**Objective:** Reproduce exactly the lines starting at the line that contains "Generate a web" and ending at the line that contains "1.555, 1.588, 1.640];". Omit pictures.

**Provided records:**
+ + + + + + +

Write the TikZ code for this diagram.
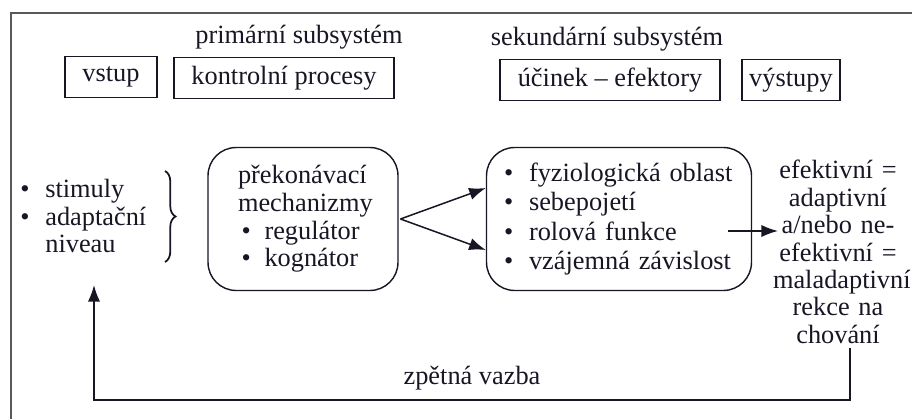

+ + + + + + +

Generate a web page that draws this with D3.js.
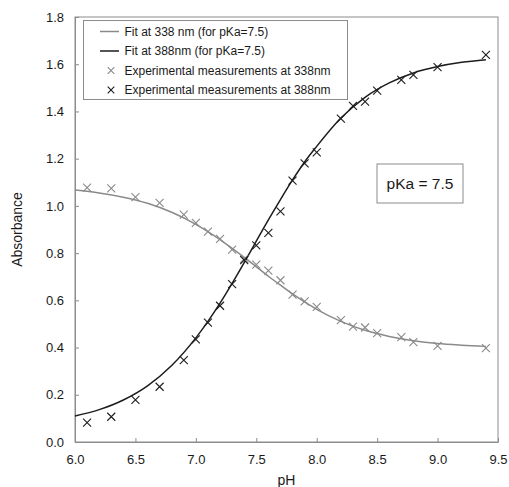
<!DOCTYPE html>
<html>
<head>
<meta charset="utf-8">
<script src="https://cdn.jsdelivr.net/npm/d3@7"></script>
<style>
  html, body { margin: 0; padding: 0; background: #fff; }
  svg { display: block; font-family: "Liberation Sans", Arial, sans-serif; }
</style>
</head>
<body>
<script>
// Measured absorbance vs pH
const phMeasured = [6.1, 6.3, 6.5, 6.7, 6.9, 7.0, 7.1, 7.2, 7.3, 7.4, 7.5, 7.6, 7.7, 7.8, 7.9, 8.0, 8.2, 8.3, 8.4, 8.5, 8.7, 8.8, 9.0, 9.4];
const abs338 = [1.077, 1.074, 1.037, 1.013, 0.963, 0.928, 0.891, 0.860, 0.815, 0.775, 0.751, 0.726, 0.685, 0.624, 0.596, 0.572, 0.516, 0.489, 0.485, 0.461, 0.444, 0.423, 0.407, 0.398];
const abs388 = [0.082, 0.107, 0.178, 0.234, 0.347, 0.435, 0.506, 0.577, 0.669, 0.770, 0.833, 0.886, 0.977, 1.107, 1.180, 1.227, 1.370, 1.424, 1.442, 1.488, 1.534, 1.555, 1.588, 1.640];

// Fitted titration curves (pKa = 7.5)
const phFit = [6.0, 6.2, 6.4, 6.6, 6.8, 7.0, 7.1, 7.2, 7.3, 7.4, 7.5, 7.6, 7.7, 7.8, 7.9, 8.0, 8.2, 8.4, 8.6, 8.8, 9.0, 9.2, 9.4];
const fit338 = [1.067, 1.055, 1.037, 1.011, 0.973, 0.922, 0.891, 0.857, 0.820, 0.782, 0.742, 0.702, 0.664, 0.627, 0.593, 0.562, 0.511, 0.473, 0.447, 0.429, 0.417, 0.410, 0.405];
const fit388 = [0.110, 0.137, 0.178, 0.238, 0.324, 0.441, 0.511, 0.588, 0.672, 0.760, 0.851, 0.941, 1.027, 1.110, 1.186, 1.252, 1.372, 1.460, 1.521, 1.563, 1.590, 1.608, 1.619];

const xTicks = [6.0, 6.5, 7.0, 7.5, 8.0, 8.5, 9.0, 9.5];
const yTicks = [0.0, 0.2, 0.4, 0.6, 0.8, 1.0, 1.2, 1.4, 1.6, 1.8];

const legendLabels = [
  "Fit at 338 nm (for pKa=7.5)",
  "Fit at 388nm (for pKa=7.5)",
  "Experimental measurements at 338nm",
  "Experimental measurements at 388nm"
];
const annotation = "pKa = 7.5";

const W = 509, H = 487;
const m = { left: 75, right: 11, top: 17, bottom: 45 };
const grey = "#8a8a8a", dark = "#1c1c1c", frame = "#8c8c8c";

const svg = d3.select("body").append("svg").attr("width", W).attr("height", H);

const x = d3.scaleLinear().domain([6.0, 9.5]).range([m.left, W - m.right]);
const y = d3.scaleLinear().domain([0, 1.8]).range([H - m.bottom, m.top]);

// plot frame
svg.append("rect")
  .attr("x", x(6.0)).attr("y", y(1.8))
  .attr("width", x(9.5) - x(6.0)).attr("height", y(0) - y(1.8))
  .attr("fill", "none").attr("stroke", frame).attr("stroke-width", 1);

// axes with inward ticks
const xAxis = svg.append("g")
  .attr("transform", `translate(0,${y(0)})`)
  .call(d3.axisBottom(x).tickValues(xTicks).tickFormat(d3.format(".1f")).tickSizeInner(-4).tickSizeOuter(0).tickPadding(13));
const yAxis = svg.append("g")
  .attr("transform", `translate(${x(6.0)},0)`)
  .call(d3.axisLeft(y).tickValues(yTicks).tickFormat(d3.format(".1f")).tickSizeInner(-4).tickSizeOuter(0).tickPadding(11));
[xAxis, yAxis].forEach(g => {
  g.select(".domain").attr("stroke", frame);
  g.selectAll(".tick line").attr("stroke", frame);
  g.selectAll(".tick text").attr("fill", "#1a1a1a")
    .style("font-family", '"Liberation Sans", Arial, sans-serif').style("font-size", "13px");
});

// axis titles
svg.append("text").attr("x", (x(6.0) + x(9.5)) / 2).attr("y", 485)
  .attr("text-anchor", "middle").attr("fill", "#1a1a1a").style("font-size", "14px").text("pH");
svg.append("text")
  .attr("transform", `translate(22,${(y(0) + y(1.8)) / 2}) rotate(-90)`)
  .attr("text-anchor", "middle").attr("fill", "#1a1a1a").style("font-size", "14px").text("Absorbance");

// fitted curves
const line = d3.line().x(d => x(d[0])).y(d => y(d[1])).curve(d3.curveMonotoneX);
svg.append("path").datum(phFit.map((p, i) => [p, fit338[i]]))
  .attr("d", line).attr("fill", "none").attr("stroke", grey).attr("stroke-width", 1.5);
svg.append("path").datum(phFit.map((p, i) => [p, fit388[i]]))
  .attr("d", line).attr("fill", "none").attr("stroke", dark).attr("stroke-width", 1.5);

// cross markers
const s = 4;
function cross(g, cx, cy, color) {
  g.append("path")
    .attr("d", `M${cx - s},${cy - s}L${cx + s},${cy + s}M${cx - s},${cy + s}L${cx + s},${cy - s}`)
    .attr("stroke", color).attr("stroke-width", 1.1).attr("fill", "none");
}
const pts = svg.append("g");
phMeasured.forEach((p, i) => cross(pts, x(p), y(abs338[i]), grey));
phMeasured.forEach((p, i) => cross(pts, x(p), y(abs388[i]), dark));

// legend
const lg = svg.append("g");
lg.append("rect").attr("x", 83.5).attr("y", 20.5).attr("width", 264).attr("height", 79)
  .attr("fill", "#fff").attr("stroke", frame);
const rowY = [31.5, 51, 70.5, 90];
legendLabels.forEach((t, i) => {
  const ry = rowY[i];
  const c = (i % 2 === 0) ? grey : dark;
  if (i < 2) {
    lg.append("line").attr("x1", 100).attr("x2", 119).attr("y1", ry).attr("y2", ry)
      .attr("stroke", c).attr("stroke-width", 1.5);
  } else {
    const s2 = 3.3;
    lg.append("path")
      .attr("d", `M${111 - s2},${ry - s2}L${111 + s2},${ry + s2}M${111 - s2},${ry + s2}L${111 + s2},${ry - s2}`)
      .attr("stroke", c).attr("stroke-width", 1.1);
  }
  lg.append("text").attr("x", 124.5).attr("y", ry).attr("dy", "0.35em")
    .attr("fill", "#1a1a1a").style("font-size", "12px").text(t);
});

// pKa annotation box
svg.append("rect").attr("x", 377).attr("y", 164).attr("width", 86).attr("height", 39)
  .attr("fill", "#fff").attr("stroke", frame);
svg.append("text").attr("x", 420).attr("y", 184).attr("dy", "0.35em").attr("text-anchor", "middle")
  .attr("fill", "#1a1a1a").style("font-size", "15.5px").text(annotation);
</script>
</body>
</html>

+ + + + + + +

**Finished task:**
Generate a web page that draws this with D3.js.
<!DOCTYPE html>
<html>
<head>
<meta charset="utf-8">
<script src="https://cdn.jsdelivr.net/npm/d3@7"></script>
<style>
  html, body { margin: 0; padding: 0; background: #fff; }
  svg { display: block; font-family: "Liberation Sans", Arial, sans-serif; }
</style>
</head>
<body>
<script>
// Measured absorbance vs pH
const phMeasured = [6.1, 6.3, 6.5, 6.7, 6.9, 7.0, 7.1, 7.2, 7.3, 7.4, 7.5, 7.6, 7.7, 7.8, 7.9, 8.0, 8.2, 8.3, 8.4, 8.5, 8.7, 8.8, 9.0, 9.4];
const abs338 = [1.077, 1.074, 1.037, 1.013, 0.963, 0.928, 0.891, 0.860, 0.815, 0.775, 0.751, 0.726, 0.685, 0.624, 0.596, 0.572, 0.516, 0.489, 0.485, 0.461, 0.444, 0.423, 0.407, 0.398];
const abs388 = [0.082, 0.107, 0.178, 0.234, 0.347, 0.435, 0.506, 0.577, 0.669, 0.770, 0.833, 0.886, 0.977, 1.107, 1.180, 1.227, 1.370, 1.424, 1.442, 1.488, 1.534, 1.555, 1.588, 1.640];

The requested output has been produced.